Colombian Drug Policy Faces Prime Test With Escobar
PABLO ESCOBAR GAVIRIA, the most infamous of the Medellin cocaine cartel's founding leaders, is finally behind bars. Mr. Escobar's surrender had been expected for months, but came only after a special assembly created to rewrite Colombia's Constitution voted to ban what he apparently feared most - extradition to the United States for trial.
Escobar's surrender Wednesday came shortly after the ban was voted, and more than a year after a leniency program to woo traffickers to surrender was put in place by President Cesar Gaviria Trujillo. US and Colombian officials worry, however, that a weakened justice system will be unable to give traffickers any but minor sentences.
Colombians and US officials also say the surrender will do little to curb the country's drug trafficking and associated violence. US authorities contend that Escobar's surrender will have little impact on Colombia's giant cocaine trade, with exports estimated at 500 tons to 700 tons a year.
"People who think that the removal of one individual from a narcotics organization will make cocaine disappear don't understand the structure of the business," said Bob Martinez, the head of the US office of drug control policy, on a recent visit to Bogota. "It hurts to lose a leader, but there are many who are ready to move in and replace him."
Another US official in Bogota said Colombia's drug traffickers are sending as much cocaine to the US as they did before 1989 when the latest government crackdown began. And there is still doubt that Escobar, who convinced the government to jail him in a high-security ranch house outside Medellin, is truly giving up his business.
"Escobar's organization will remain intact and continue to flourish," a Western diplomat says. "You can liken it to a factory owner. He doesn't have to show up at work every day for things to keep functioning."
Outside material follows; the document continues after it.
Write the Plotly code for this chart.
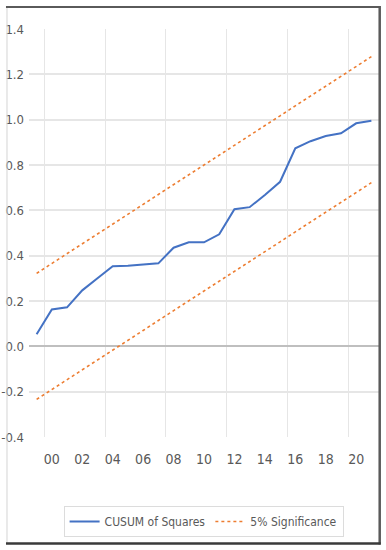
import plotly.graph_objects as go

years = list(range(1999, 2022))
cusum_sq = [0.053, 0.163, 0.172, 0.247, 0.300, 0.353, 0.355, 0.362, 0.366, 0.435,
            0.459, 0.459, 0.494, 0.605, 0.614, 0.668, 0.726, 0.874, 0.905, 0.928,
            0.940, 0.984, 0.995]
upper_5 = [0.322, 0.365, 0.409, 0.452, 0.496, 0.539, 0.583, 0.626, 0.670, 0.713,
           0.757, 0.800, 0.843, 0.887, 0.930, 0.974, 1.017, 1.061, 1.104, 1.148,
           1.191, 1.234, 1.278]
lower_5 = [-0.234, -0.191, -0.147, -0.104, -0.060, -0.017, 0.027, 0.070, 0.114, 0.157,
           0.201, 0.244, 0.287, 0.331, 0.374, 0.418, 0.461, 0.505, 0.548, 0.592,
           0.635, 0.678, 0.722]
x_tick_vals = [2000, 2002, 2004, 2006, 2008, 2010, 2012, 2014, 2016, 2018, 2020]
x_tick_text = ["00", "02", "04", "06", "08", "10", "12", "14", "16", "18", "20"]
x_grid_vals = [1999.5, 2003.5, 2007.5, 2011.5, 2015.5, 2019.5]
y_tick_vals = [-0.4, -0.2, 0.0, 0.2, 0.4, 0.6, 0.8, 1.0, 1.2, 1.4]
y_tick_text = ["-0.4", "-0.2", "0.0", "0.2", "0.4", "0.6", "0.8", "1.0", "1.2", "1.4"]
y_grid_vals = [-0.2, 0.2, 0.4, 0.6, 0.8, 1.0, 1.2]

W, H = 386, 550
L, R, T, B = 29, 378.8, 29, 436.6

FONT = "DejaVu Sans Condensed, Liberation Sans Narrow, Liberation Sans, sans-serif"
TXT = "#595959"

def px(x):
    return (x - L) / (R - L)

def py(y):
    return (B - y) / (B - T)

fig = go.Figure()
fig.add_trace(go.Scatter(x=years, y=cusum_sq, mode="lines", name="CUSUM of Squares",
                         line=dict(color="#4472C4", width=2)))
fig.add_trace(go.Scatter(x=years, y=upper_5, mode="lines", name="5% Significance",
                         line=dict(color="#ED7D31", width=1.6, dash="dot")))
fig.add_trace(go.Scatter(x=years, y=lower_5, mode="lines", name="5% Significance",
                         showlegend=False,
                         line=dict(color="#ED7D31", width=1.6, dash="dot")))

shapes = [
    dict(type="line", xref="paper", yref="paper", x0=px(7), x1=px(7), y0=py(7), y1=py(543),
         line=dict(color="#d4d4d4", width=1)),
    dict(type="line", xref="paper", yref="paper", x0=px(6), x1=px(380), y0=py(7), y1=py(7),
         line=dict(color="#5a5a5a", width=2)),
    dict(type="line", xref="paper", yref="paper", x0=px(379.5), x1=px(379.5), y0=py(6), y1=py(544),
         line=dict(color="#5a5a5a", width=2.5)),
    dict(type="line", xref="paper", yref="paper", x0=px(6), x1=px(380.5), y0=py(543), y1=py(543),
         line=dict(color="#3a3a3a", width=2.5)),
]

fig.update_layout(
    width=W, height=H,
    margin=dict(l=L, r=W - R, t=T, b=H - B, pad=0, autoexpand=False),
    paper_bgcolor="white", plot_bgcolor="white",
    font=dict(family=FONT, size=14, color=TXT),
    showlegend=True,
    legend=dict(orientation="h", x=px(203.5), y=py(521), xanchor="center", yanchor="middle",
                bordercolor="#dcdcdc", borderwidth=1, bgcolor="white",
                font=dict(family=FONT, size=12, color=TXT), tracegroupgap=0,
                itemwidth=30),
    shapes=shapes,
    xaxis=dict(range=[1998.5, 2021.5], tickvals=x_tick_vals, ticktext=x_tick_text,
               showgrid=False, zeroline=False, showline=False, ticks="",
               ticklabelstandoff=12, automargin=False, tickfont=dict(size=14),
               minor=dict(tickvals=x_grid_vals, showgrid=True, gridcolor="#e6e6e6",
                          gridwidth=1, ticks="")),
    yaxis=dict(range=[-0.4, 1.4], tickvals=y_tick_vals, ticktext=y_tick_text,
               showgrid=False, zeroline=True, zerolinecolor="#bfbfbf", zerolinewidth=2,
               showline=False, ticks="", ticklabelstandoff=4, automargin=False,
               tickfont=dict(size=13),
               minor=dict(tickvals=y_grid_vals, showgrid=True, gridcolor="#e6e6e6",
                          gridwidth=1.5, ticks="")),
)

fig.write_html("out.html", config={"displayModeBar": False},
               post_script="document.body.style.margin='0px';")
Many Colombians agree. A recent national poll of 440 Colombians, conducted by Bogots Semana magazine, found 78 percent believed the surrender would do little to change the drug trade.
"I consider the drug trafficker's surrender one isolated fact ... that has more to do with a political reality than the disappearance of drug trafficking in the country," said Eduardo Sarmiento, a Bogota economist, quoted in Semana.
The "political reality" Mr. Sarmiento was refering to is the antidrug policy President Gaviria adopted after taking office last year. Mr. Gaviria abandoned the frontal assault on drug traffickers undertaken by his predecessor President Virgilio Barco. Mr. Barco's government stressed traffickers' extradition to the US and other tough measures.
Gaviria has offered traffickers lenient treatment including reduced prison sentences in Colombia, if they surrender and confess to even one crime. The president says his aim is to end the bombing and selective assassinations that have killed hundreds of Colombians.
But even the most optimistic senior government official says it is "difficult to tell" if Escobar's surrender will reduce violence.
Eduardo Pizarro, a Bogota political scientist says the surrender will reduce drug terrorism in the short term, but that "over the long term, it will strengthen new drug bosses as business continues to flourish." Mr. Pizarro's brother, Carlos Pizarro, was assassinated while running for president in 1990.
The creation of more drug bosses implies more violence, according to a recent study by Fedesarrollo, a private research center in Bogota. The study notes the rise in Colombia's drug trade and its murder rate throughout the 1980s. It says 40,000 of 141,232 murders during the decade were drug related.
But Gaviria's policy has produced more than Escobar's surrender. The three Ochoa brothers, Juan David, Jorge Luis, and Sabio Ocho who helped Escobar found the Medellin cartel in the late 1970s are also behind bars. The Ochoas, all wanted in the US on trafficking charges, surrendered separately in the months after Gaviria decreed the leniency program last September.
Unlike the Ochoas, however, who face only minor charges in Colombia, Escobar is accused of masterminding assassinations and terrorist attacks that have left hundreds dead since 1984.
The drug chieftan refused for months to follow the Ochoas' lead because of fears that his numerous enemies would try to kill him in jail. He also feared extradition to the US because its justice system is better protected against bribes and threats. Scores of Colombian judges have been killed.
The government says such violence is no longer a problem. Escobar, who faces at least four murder charges here, is to be tried by a system of "invisible" judges whose identities are being kept secret. But critics say traffickers will break the shell of anonymity.
"Colombia's justice system is still years away from being able to successfully try drug traffickers," says a US official in Bogota. He says Escobar's surrender has only begun another fight between government and cartel lawyers.